Scott: You also have an obesity treatment. Can you talk about that a little bit? I mean, that's one of the biggest issues this country faces.
Dr. Mark Rosenberg: Sure. Well, that, that was, I mean that was put on hold, sitting in our, once again, our pharmaceutical company. But I can tell you briefly what that is about. There is a hormone, CCK, which stands for Cholecystokinin, that's released from the duodenal mucosal cells in response to fat or protein. And, so, everybody knows that if, you eat, go to a Chinese restaurant and eat a bunch of rice, an hour later you're hungry. But if you eat a piece of meat, something with a lot of fat and or protein, you're satiated a lot longer. And one of the reasons that is, is because fat and or protein intake stimulates the release of CCK from the duodenum, the first part of the small intestines. And CCK does two things. Initially, it stimulates the receptors at the pyloric sphincter, which is the outlet valve of the stomach, and it closes the stomach. So it literally keeps food in your stomach longer. So when you eat meat, it will stay in your stomach longer, you'll feel full longer.

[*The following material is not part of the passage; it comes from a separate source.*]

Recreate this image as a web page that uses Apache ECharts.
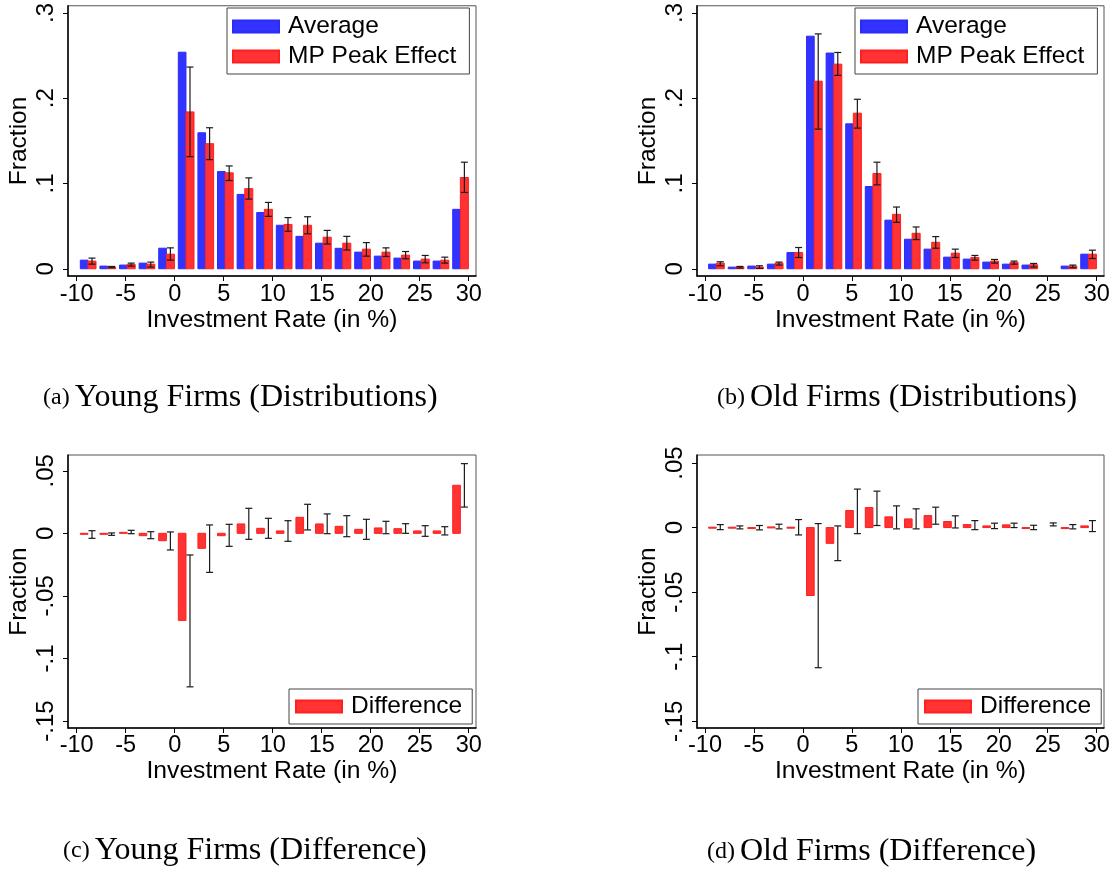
<!DOCTYPE html>
<html><head><meta charset="utf-8">
<script src="https://cdn.jsdelivr.net/npm/echarts@6/dist/echarts.min.js"></script>
<style>html,body{margin:0;padding:0;background:#fff}#c{width:1116px;height:873px}</style>
</head><body><div id="c"></div>
<script>
// ---------------- data ----------------
const binStarts = [-10,-8,-6,-4,-2,0,2,4,6,8,10,12,14,16,18,20,22,24,26,28];

const youngAverage  = [0.0101,0.0031,0.0043,0.0066,0.0241,0.254,0.1595,0.114,0.0872,0.066,0.051,0.038,0.030,0.024,0.0195,0.0148,0.0125,0.009,0.009,0.0697];
const youngPeak     = [0.009,0.002,0.005,0.0054,0.0171,0.184,0.1467,0.1125,0.094,0.0697,0.052,0.051,0.037,0.030,0.023,0.0195,0.016,0.0113,0.0101,0.107];
const youngPeakLow  = [0.0054,0.0012,0.0031,0.002,0.0101,0.1315,0.128,0.1035,0.0817,0.0615,0.044,0.041,0.029,0.022,0.0148,0.0144,0.0117,0.007,0.0066,0.0895];
const youngPeakHigh = [0.0125,0.0027,0.0066,0.0078,0.0245,0.2366,0.1654,0.1206,0.1066,0.0778,0.060,0.061,0.045,0.038,0.0307,0.0245,0.0202,0.0156,0.0136,0.125];

const oldAverage  = [0.0054,0.0019,0.0031,0.0054,0.019,0.2728,0.253,0.170,0.0965,0.057,0.0346,0.023,0.0136,0.0113,0.0078,0.0054,0.0043,null,0.0031,0.0171];
const oldPeak     = [0.0066,0.002,0.002,0.0066,0.019,0.220,0.240,0.1825,0.1117,0.0638,0.0416,0.031,0.0183,0.0132,0.009,0.0074,0.0047,null,0.0031,0.0171];
const oldPeakLow  = [0.0035,0.0008,0.0004,0.0043,0.0132,0.1638,0.2268,0.165,0.0984,0.0545,0.0342,0.0241,0.0132,0.0101,0.0066,0.0054,0.002,null,0.0012,0.012];
const oldPeakHigh = [0.0082,0.0027,0.0035,0.0078,0.0249,0.2755,0.2537,0.1988,0.125,0.0724,0.049,0.0377,0.023,0.0156,0.0109,0.009,0.0062,null,0.0043,0.0218];

const youngDiff     = [-0.0008,-0.0005,0.0008,-0.0019,-0.0059,-0.0696,-0.012,-0.0019,0.0075,0.004,0.0019,0.0128,0.0075,0.0056,0.0032,0.0043,0.0037,0.0019,0.0019,0.0384];
const youngDiffLow  = [-0.004,-0.0016,-0.0003,-0.0043,-0.0133,-0.1227,-0.0312,-0.0104,-0.0048,-0.004,-0.0064,0.0027,-0.0003,-0.0027,-0.0048,-0.0003,0,-0.0024,-0.0013,0.021];
const youngDiffHigh = [0.0021,0.0003,0.0024,0.0013,0.0011,-0.0173,0.0067,0.0072,0.020,0.012,0.0101,0.0232,0.0155,0.0141,0.0112,0.0096,0.0077,0.0061,0.0053,0.0557];

const oldDiff     = [0.0003,0.0003,-0.0003,0.0005,0.0003,-0.0526,-0.0122,0.0132,0.0155,0.0083,0.0067,0.0093,0.0047,0.0023,0.0013,0.0021,-0.0003,null,-0.0002,0.0013];
const oldDiffLow  = [-0.0016,-0.001,-0.0018,-0.001,-0.0057,-0.1085,-0.0256,-0.0047,0.0016,-0.001,-0.001,0.0026,-0.0003,-0.0016,-0.0008,0,-0.0016,0.0013,-0.001,-0.0031];
const oldDiffHigh = [0.0023,0.0013,0.0016,0.0026,0.0062,0.0031,0.0013,0.0298,0.0282,0.0168,0.0145,0.0158,0.0091,0.0054,0.0034,0.0034,0.0018,0.0036,0.0023,0.0054];

const xTicks = [-10,-5,0,5,10,15,20,25,30];
const yTicksDist = [0,0.1,0.2,0.3];
const yTicksDiff = [0.05,0,-0.05,-0.1,-0.15];

const xTitle = 'Investment Rate (in %)';
const yTitle = 'Fraction';
const seriesNames = ['Average','MP Peak Effect','Difference'];
const captionTags = ['(a)','(b)','(c)','(d)'];
const captionTexts = ['Young Firms (Distributions)','Old Firms (Distributions)','Young Firms (Difference)','Old Firms (Difference)'];

// ---------------- styling ----------------
const SANS = '"Liberation Sans", Arial, sans-serif';
const SERIF = '"Liberation Serif", "Times New Roman", serif';
const BLUE = '#3333ff', BLUE_S = '#2a2aff';
const RED = '#ff3333', RED_S = '#ff1f1f';

const grids = [
  {left: 68,  top: 4,   width: 408, height: 272},
  {left: 697, top: 4,   width: 407, height: 272},
  {left: 68,  top: 455, width: 408, height: 273},
  {left: 697, top: 455, width: 407, height: 273}
];
const xRanges = [[-10.888, 30.745], [-10.817, 30.745], [-10.888, 30.745], [-10.817, 30.745]];
const yRanges = [[-0.0085, 0.3085], [-0.0085, 0.3085], [-0.1556, 0.0626], [-0.1552, 0.0562]];

function fmtY(v) {
  let s = String(Math.round(v * 1000) / 1000);
  s = s.replace(/^0\./, '.').replace(/^-0\./, '-.');
  return s;
}

function barRenderer(off0, off1, fill, stroke) {
  return function (params, api) {
    const lo = api.value(0), v = api.value(1);
    if (v == null || isNaN(v)) return null;
    const p0 = api.coord([lo + off0, 0]);
    const p1 = api.coord([lo + off1, v]);
    const x = Math.min(p0[0], p1[0]);
    const y = Math.min(p0[1], p1[1]);
    const w = Math.abs(p1[0] - p0[0]);
    const h = Math.max(Math.abs(p1[1] - p0[1]), 1);
    return {type: 'rect', shape: {x: x, y: y, width: w, height: h},
      style: {fill: fill, stroke: stroke, lineWidth: 1}};
  };
}
function errRenderer(off) {
  return function (params, api) {
    const lo = api.value(0), a = api.value(1), b = api.value(2);
    if (isNaN(a) || isNaN(b)) return null;
    const t = api.coord([lo + off, b]);
    const d = api.coord([lo + off, a]);
    const st = {stroke: '#1a1a1a', lineWidth: 1.2};
    return {type: 'group', children: [
      {type: 'line', shape: {x1: t[0], y1: t[1], x2: d[0], y2: d[1]}, style: st},
      {type: 'line', shape: {x1: t[0] - 3.5, y1: t[1], x2: t[0] + 3.5, y2: t[1]}, style: st},
      {type: 'line', shape: {x1: d[0] - 3.5, y1: d[1], x2: d[0] + 3.5, y2: d[1]}, style: st}
    ]};
  };
}
function zip2(vals) { return binStarts.map((b, i) => [b, vals[i] == null ? NaN : vals[i]]); }
function zip3(lo, hi) { return binStarts.map((b, i) => [b, lo[i] == null ? NaN : lo[i], hi[i] == null ? NaN : hi[i]]); }

const xAxes = grids.map((g, i) => ({
  type: 'value', gridIndex: i, min: xRanges[i][0], max: xRanges[i][1],
  splitLine: {show: false},
  axisLine: {show: true, onZero: false, lineStyle: {color: '#000', width: 1.5}},
  axisTick: {show: true, length: 5, customValues: xTicks, lineStyle: {color: '#000'}},
  axisLabel: {customValues: xTicks, fontFamily: SANS, fontSize: 23.5, color: '#000', margin: i < 2 ? 7 : 6},
  name: xTitle, nameLocation: 'middle', nameGap: i < 2 ? 32 : 31,
  nameTextStyle: {fontFamily: SANS, fontSize: 24.7, color: '#000'}
}));
const yAxes = grids.map((g, i) => {
  const ticks = i < 2 ? yTicksDist : yTicksDiff;
  return {
    type: 'value', gridIndex: i, min: yRanges[i][0], max: yRanges[i][1],
    splitLine: {show: false},
    axisLine: {show: true, onZero: false, lineStyle: {color: '#000', width: 1.5}},
    axisTick: {show: true, length: 5, customValues: ticks, lineStyle: {color: '#000'}},
    axisLabel: {customValues: ticks, rotate: 90, formatter: fmtY, fontFamily: SANS, fontSize: 24, color: '#000', margin: 10},
    name: yTitle, nameLocation: 'middle', nameGap: 36,
    nameTextStyle: {fontFamily: SANS, fontSize: 24.5, color: '#000'}
  };
});

const series = [];
function addDist(i, avg, peak, lo, hi) {
  series.push({type: 'custom', name: seriesNames[0], xAxisIndex: i, yAxisIndex: i,
    itemStyle: {color: BLUE, borderColor: BLUE_S, borderWidth: 1},
    encode: {x: 0, y: 1}, data: zip2(avg), renderItem: barRenderer(0.37, 1.15, BLUE, BLUE_S)});
  series.push({type: 'custom', name: seriesNames[1], xAxisIndex: i, yAxisIndex: i,
    itemStyle: {color: RED, borderColor: RED_S, borderWidth: 1},
    encode: {x: 0, y: 1}, data: zip2(peak), renderItem: barRenderer(1.15, 1.97, RED, RED_S)});
  series.push({type: 'custom', name: 'ci' + i, xAxisIndex: i, yAxisIndex: i,
    encode: {x: 0, y: [1, 2]}, data: zip3(lo, hi), renderItem: errRenderer(1.56), z: 3});
}
function addDiff(i, d, lo, hi) {
  series.push({type: 'custom', name: seriesNames[2], xAxisIndex: i, yAxisIndex: i,
    itemStyle: {color: RED, borderColor: RED_S, borderWidth: 1},
    encode: {x: 0, y: 1}, data: zip2(d), renderItem: barRenderer(0.37, 1.15, RED, RED_S)});
  series.push({type: 'custom', name: 'ci' + i, xAxisIndex: i, yAxisIndex: i,
    encode: {x: 0, y: [1, 2]}, data: zip3(lo, hi), renderItem: errRenderer(1.56), z: 3});
}
addDist(0, youngAverage, youngPeak, youngPeakLow, youngPeakHigh);
addDist(1, oldAverage, oldPeak, oldPeakLow, oldPeakHigh);
addDiff(2, youngDiff, youngDiffLow, youngDiffHigh);
addDiff(3, oldDiff, oldDiffLow, oldDiffHigh);

function legendCfg(left, top, names, pad) {
  return {
    left: left, top: top, orient: 'vertical', data: names, selectedMode: false,
    icon: 'rect', itemWidth: 46, itemHeight: 12, itemGap: 5,
    padding: pad, borderColor: '#444', borderWidth: 1, backgroundColor: '#fff',
    textStyle: {fontFamily: SANS, fontSize: 24.5, color: '#000', padding: [0, 0, 0, 4]}
  };
}
const legends = [
  legendCfg(227, 8, seriesNames.slice(0, 2), [6, 13, 5, 5]),
  legendCfg(855, 8, seriesNames.slice(0, 2), [6, 13, 5, 5]),
  legendCfg(289, 689, [seriesNames[2]], [5, 10, 5, 6]),
  legendCfg(918, 689, [seriesNames[2]], [5, 10, 5, 6])
];

const capPos = [[43, 382], [717, 382], [63, 835], [707, 836]];
const titles = captionTags.map((t, i) => ({
  left: capPos[i][0], top: capPos[i][1], padding: 0,
  text: '{s|' + t + '} {m|' + captionTexts[i] + '}',
  textStyle: {fontWeight: 'normal', rich: {
    s: {fontFamily: SERIF, fontSize: 24, fontWeight: 'normal', color: '#000'},
    m: {fontFamily: SERIF, fontSize: 32, fontWeight: 'normal', color: '#000'}
  }}
}));

const chart = echarts.init(document.getElementById('c'), null, {renderer: 'canvas'});
chart.setOption({
  animation: false,
  backgroundColor: '#fff',
  title: titles,
  legend: legends,
  grid: grids.map(g => Object.assign({show: true, borderColor: '#555', borderWidth: 1, backgroundColor: 'transparent', containLabel: false}, g)),
  xAxis: xAxes,
  yAxis: yAxes,
  series: series
});
</script>
</body></html>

But then the secondary phase is to stimulate what we call afferent vagal fibers that go to an area in the hypothalamus, or the brain. And when you stimulate those receptors, at the level of the brain, you feel full longer. So, CCK, we know what it does, the problem is nobody was able to get that drug to work orally, because when you ingest it orally, it is quickly degraded by the intestinal enzymes. And I figured out a method how to actually get it to go through the bowel, into the bloodstream, when taken orally. But of course with no funding, it doesn't go anywhere.